## BEGIN

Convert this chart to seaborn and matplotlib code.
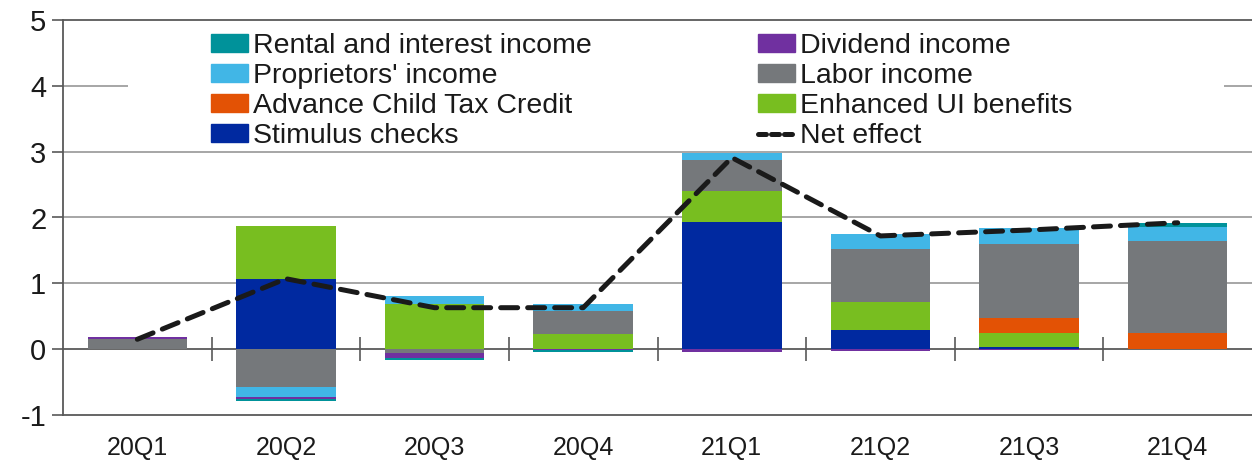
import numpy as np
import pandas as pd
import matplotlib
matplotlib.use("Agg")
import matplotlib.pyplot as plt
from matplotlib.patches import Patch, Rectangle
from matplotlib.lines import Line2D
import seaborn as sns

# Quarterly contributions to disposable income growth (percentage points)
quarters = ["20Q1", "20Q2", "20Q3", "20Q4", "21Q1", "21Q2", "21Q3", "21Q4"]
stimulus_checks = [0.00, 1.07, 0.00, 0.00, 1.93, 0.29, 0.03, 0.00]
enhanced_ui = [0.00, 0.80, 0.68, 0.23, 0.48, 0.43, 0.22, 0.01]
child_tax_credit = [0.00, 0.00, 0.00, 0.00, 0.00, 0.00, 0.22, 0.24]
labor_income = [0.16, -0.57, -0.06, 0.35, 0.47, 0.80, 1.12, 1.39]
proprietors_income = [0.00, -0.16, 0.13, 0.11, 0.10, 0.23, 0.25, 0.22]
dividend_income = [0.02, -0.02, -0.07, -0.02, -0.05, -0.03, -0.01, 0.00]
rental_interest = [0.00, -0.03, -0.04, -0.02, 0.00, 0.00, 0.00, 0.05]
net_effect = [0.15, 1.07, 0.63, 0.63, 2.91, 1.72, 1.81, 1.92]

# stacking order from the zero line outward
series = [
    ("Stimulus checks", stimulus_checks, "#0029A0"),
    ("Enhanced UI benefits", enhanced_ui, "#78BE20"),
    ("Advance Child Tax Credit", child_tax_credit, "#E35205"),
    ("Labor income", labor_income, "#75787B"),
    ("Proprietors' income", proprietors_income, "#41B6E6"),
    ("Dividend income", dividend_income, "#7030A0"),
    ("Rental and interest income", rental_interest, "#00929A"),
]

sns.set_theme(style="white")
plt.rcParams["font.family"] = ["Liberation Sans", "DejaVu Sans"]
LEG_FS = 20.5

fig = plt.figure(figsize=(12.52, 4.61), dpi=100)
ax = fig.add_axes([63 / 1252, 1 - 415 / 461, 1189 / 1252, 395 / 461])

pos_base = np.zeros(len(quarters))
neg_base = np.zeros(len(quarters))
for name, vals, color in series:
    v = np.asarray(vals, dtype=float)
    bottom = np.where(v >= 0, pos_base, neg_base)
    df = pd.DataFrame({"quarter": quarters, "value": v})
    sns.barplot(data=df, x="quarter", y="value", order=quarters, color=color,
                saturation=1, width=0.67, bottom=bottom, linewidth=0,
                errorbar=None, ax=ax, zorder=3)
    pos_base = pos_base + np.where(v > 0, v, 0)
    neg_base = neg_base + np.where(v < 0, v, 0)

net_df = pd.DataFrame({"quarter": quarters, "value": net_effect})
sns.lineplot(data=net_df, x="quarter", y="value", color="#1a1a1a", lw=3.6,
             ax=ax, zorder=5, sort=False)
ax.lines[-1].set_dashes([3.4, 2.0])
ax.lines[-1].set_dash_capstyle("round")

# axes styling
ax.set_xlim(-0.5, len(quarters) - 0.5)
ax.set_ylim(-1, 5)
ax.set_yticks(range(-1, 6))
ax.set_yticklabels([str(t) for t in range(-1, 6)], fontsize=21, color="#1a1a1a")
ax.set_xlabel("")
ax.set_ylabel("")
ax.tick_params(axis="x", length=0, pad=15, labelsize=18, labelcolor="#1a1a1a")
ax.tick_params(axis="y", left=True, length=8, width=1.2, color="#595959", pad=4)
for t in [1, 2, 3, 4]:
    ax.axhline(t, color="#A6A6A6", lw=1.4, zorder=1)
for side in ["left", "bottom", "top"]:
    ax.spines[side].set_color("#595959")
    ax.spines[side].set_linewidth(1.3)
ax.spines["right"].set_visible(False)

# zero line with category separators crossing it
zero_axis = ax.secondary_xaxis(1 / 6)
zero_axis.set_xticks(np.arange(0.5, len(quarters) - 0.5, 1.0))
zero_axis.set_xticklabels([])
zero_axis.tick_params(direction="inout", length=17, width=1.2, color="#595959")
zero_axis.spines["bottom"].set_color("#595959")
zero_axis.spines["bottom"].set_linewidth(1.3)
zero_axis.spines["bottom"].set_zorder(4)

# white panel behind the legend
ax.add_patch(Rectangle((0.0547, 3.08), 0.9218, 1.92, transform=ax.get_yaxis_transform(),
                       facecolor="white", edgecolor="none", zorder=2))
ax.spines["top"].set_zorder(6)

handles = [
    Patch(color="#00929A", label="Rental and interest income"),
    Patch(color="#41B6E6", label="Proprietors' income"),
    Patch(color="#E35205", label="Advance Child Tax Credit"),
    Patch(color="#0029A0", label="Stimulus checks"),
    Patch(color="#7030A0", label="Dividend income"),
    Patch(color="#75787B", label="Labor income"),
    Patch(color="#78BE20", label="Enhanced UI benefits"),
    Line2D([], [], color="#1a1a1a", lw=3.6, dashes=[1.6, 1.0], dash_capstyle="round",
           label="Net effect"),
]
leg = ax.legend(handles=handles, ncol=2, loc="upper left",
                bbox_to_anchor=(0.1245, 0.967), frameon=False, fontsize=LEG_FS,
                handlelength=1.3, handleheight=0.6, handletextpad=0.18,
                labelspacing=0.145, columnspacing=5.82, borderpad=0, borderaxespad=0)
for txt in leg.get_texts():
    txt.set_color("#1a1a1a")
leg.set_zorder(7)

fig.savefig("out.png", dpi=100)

## END

◆ Work to complete
Read through the data and copy every line where "seaborn" shows up.

◆ Exercise result
Convert this chart to seaborn and matplotlib code.
import seaborn as sns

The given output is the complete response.